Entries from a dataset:
________________

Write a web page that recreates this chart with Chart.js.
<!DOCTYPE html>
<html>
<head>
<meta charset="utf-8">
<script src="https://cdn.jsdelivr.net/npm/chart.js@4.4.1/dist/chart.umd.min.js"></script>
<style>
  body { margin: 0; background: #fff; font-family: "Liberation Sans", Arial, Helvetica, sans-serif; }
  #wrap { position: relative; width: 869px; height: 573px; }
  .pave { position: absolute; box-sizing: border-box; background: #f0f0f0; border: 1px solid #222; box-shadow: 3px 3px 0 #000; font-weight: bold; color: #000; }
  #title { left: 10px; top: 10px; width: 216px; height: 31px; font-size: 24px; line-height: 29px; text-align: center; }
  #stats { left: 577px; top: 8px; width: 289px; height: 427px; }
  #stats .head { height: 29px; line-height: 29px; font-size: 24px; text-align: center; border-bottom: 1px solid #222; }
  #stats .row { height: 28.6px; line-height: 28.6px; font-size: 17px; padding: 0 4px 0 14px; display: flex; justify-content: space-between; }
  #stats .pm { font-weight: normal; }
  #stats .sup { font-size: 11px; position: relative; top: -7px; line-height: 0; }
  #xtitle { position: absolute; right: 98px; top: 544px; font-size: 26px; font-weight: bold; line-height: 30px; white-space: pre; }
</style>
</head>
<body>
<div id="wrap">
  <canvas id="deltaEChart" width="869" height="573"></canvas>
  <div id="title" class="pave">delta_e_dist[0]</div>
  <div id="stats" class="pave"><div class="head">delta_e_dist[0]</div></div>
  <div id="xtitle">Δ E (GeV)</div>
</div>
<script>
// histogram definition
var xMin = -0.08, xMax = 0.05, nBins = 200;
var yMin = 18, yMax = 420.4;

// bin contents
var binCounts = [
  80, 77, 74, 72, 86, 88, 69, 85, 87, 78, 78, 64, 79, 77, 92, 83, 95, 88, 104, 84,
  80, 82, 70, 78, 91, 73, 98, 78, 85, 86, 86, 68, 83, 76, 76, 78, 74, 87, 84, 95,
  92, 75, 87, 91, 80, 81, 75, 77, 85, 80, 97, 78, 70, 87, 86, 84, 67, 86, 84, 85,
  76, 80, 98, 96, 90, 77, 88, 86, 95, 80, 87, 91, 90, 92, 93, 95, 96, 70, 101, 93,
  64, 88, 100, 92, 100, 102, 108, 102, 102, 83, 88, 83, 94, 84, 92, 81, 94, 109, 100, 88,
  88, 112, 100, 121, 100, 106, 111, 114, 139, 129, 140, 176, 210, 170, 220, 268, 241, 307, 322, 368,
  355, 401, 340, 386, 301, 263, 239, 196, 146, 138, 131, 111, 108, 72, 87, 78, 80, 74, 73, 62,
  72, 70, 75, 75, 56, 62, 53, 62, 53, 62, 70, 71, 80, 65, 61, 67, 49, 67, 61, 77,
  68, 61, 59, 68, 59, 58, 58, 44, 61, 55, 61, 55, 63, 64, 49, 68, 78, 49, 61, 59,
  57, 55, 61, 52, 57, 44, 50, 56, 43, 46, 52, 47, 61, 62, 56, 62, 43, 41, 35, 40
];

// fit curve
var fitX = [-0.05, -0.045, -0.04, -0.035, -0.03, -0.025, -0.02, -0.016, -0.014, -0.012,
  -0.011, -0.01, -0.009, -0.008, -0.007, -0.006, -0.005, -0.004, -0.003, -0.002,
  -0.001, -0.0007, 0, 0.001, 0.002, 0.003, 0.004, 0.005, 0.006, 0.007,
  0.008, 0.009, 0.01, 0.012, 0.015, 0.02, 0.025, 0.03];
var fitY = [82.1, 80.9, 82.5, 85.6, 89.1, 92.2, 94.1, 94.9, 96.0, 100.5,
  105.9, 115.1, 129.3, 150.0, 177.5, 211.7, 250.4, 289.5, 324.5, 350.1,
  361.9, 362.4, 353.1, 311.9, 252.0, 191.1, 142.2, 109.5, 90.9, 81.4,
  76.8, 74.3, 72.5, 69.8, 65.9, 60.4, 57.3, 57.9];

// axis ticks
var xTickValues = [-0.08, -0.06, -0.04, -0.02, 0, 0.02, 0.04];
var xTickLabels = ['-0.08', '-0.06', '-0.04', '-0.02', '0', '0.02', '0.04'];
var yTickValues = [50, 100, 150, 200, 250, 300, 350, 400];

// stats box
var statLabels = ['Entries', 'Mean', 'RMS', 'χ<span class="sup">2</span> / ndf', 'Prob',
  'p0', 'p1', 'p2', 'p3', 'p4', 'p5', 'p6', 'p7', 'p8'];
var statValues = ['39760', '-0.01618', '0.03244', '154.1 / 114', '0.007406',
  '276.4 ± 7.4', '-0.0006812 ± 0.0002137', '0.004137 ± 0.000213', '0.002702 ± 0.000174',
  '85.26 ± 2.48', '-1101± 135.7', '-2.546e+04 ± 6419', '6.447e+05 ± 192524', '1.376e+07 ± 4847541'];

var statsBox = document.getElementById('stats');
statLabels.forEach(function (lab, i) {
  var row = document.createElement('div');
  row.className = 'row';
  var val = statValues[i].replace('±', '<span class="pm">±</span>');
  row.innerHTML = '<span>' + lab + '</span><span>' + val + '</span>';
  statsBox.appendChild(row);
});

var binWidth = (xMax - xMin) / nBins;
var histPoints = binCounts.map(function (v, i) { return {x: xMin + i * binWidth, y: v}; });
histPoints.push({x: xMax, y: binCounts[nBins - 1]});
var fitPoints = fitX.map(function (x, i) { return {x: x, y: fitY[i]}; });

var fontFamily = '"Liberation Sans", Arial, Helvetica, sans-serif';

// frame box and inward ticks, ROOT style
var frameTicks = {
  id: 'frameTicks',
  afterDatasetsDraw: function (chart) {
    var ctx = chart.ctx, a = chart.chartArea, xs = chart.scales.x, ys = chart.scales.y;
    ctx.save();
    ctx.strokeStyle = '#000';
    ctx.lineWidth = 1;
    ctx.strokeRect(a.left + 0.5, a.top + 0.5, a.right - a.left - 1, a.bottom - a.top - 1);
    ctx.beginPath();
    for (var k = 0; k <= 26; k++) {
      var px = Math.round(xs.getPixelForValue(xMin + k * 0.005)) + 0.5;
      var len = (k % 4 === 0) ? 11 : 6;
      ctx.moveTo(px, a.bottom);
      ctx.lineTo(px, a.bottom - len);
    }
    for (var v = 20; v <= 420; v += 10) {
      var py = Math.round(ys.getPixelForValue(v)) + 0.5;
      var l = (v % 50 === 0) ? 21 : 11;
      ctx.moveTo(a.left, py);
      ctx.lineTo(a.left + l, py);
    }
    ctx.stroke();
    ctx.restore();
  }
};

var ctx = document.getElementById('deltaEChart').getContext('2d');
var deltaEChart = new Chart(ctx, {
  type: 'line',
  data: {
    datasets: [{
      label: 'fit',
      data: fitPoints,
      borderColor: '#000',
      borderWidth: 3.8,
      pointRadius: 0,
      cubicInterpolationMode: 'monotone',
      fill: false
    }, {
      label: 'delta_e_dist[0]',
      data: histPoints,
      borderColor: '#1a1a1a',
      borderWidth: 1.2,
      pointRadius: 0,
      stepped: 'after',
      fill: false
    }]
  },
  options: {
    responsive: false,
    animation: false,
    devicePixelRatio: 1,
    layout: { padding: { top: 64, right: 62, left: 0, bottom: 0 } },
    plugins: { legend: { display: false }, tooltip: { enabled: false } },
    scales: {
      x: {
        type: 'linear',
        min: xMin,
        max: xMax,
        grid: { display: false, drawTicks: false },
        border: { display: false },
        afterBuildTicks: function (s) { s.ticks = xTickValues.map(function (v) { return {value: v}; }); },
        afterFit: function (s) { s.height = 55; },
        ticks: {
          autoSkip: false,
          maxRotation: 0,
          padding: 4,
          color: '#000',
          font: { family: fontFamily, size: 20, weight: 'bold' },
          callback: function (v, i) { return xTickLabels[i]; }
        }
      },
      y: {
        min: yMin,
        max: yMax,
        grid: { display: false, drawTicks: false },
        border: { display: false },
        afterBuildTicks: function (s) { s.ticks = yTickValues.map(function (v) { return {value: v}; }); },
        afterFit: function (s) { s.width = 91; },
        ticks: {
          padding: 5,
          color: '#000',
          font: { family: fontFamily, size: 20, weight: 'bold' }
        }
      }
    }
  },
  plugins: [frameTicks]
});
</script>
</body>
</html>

________________

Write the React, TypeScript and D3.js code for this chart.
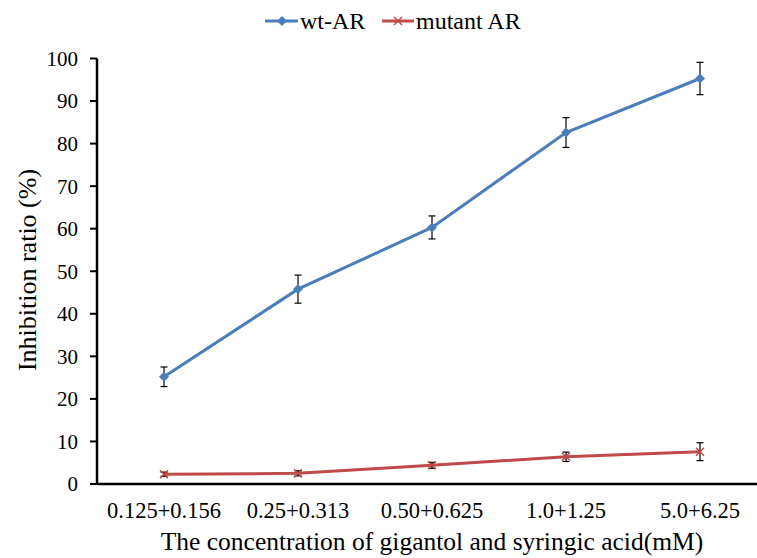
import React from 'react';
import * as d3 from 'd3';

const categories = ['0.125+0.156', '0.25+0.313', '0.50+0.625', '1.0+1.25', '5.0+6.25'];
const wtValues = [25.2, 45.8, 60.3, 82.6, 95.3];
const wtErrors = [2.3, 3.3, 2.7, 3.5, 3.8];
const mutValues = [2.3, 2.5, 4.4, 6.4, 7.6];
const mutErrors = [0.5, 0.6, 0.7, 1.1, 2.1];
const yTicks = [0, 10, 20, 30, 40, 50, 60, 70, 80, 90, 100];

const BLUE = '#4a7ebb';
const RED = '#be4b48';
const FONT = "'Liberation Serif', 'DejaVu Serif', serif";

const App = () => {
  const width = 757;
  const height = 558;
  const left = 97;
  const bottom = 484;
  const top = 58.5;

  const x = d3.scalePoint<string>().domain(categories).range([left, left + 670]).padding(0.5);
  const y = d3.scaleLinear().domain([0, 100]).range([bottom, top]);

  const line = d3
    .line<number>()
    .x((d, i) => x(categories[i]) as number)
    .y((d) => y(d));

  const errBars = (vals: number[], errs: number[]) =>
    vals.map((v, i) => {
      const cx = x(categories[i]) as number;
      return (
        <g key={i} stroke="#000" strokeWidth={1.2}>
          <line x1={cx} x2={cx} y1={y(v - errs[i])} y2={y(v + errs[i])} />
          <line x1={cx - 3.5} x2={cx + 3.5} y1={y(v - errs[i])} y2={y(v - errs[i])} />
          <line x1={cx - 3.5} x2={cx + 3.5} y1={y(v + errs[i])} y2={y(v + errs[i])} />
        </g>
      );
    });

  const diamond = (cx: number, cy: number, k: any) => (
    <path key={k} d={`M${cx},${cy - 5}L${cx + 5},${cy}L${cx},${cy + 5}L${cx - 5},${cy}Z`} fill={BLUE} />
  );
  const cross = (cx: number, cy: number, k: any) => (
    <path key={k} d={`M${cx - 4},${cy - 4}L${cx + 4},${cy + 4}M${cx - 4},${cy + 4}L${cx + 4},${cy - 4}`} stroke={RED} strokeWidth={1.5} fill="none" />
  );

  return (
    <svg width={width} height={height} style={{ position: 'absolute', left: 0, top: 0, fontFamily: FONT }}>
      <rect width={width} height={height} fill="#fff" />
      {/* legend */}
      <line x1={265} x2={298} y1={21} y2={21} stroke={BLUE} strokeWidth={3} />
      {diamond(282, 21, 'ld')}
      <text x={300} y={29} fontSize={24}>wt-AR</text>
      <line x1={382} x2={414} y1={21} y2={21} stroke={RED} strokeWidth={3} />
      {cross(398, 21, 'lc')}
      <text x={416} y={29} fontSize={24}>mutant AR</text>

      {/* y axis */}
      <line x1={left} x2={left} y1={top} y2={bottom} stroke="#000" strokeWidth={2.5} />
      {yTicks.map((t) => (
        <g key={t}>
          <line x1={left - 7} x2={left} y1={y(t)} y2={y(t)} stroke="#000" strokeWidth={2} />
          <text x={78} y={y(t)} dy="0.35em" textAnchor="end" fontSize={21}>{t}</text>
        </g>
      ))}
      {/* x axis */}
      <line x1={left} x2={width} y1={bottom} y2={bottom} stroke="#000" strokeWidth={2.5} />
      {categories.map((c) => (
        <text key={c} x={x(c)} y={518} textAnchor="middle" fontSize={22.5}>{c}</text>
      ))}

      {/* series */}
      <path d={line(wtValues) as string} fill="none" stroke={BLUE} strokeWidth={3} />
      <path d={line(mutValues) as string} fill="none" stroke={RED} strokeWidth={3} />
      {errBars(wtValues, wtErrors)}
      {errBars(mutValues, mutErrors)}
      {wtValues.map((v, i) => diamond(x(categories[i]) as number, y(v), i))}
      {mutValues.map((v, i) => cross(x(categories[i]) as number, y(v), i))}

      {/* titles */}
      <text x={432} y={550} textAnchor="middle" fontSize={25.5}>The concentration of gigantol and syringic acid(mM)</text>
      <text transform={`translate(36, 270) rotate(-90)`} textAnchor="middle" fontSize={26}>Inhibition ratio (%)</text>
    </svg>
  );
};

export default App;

________________

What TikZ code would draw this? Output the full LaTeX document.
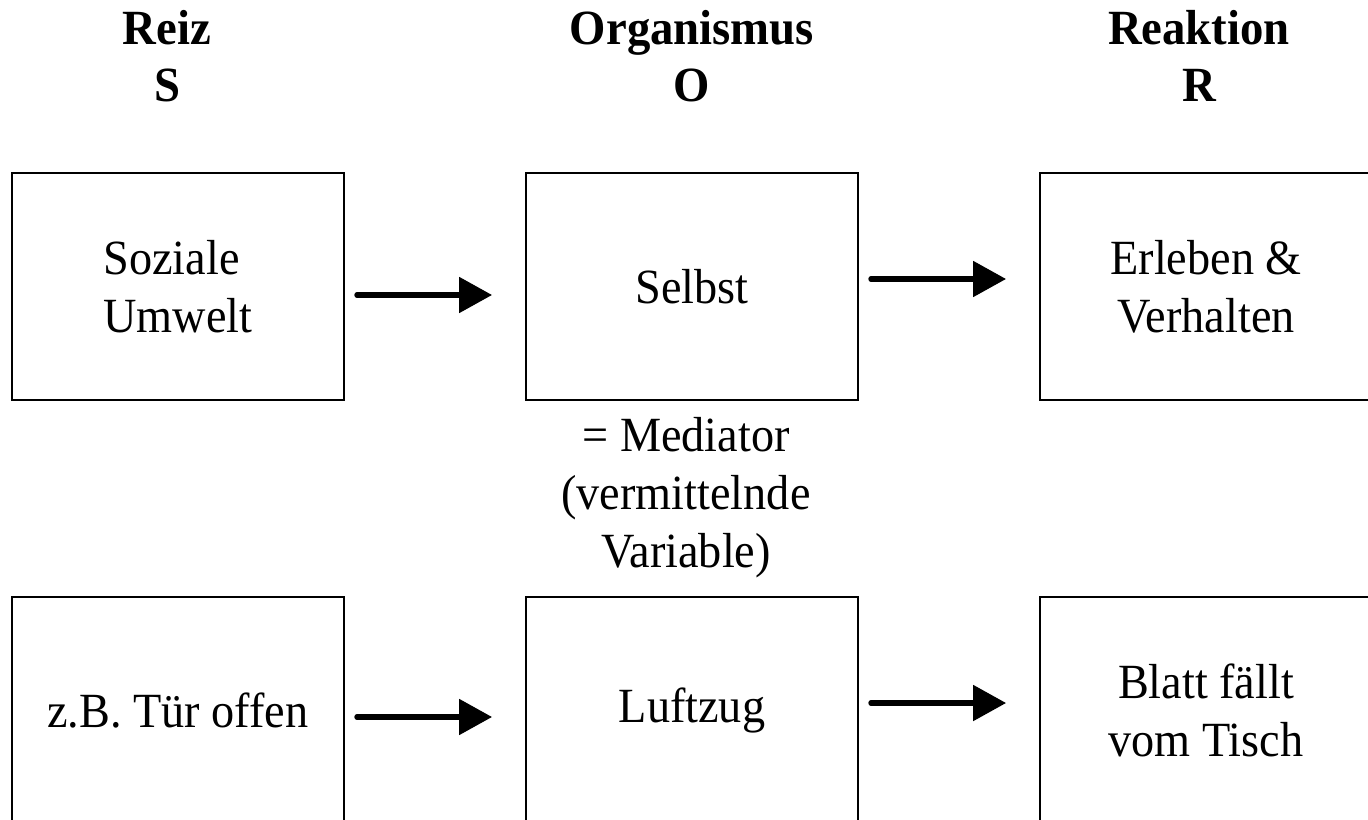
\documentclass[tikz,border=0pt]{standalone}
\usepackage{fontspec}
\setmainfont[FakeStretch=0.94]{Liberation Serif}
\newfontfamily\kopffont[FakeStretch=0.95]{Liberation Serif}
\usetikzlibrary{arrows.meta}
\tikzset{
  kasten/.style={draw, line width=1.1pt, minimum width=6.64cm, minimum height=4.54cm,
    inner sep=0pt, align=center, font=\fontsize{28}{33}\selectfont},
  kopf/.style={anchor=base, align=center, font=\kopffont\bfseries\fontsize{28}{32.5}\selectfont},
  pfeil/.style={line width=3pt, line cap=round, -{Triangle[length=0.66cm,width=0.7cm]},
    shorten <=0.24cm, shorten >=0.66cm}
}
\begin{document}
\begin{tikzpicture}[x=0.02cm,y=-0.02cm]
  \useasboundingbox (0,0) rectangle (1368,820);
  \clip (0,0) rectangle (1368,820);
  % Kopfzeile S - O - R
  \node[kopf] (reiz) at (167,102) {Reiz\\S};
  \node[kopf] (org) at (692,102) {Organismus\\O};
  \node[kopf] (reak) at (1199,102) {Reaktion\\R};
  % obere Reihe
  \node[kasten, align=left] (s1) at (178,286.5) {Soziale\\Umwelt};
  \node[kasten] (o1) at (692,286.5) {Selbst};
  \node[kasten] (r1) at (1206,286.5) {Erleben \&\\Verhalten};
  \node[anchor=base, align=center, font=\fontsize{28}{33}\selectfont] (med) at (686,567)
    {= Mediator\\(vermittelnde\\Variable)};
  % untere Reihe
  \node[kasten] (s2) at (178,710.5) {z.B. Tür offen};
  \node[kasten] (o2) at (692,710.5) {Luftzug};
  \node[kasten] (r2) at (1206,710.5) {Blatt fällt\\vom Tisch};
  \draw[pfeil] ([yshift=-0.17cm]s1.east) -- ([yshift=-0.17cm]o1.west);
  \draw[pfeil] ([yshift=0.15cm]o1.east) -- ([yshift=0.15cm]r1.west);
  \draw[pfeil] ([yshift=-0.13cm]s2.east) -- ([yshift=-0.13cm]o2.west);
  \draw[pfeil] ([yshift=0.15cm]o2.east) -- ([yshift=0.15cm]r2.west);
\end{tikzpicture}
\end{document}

________________

**What is required**
Extract every line containing the string "code" from the data above.

**Task result**
Write the React, TypeScript and D3.js code for this chart.
What TikZ code would draw this? Output the full LaTeX document.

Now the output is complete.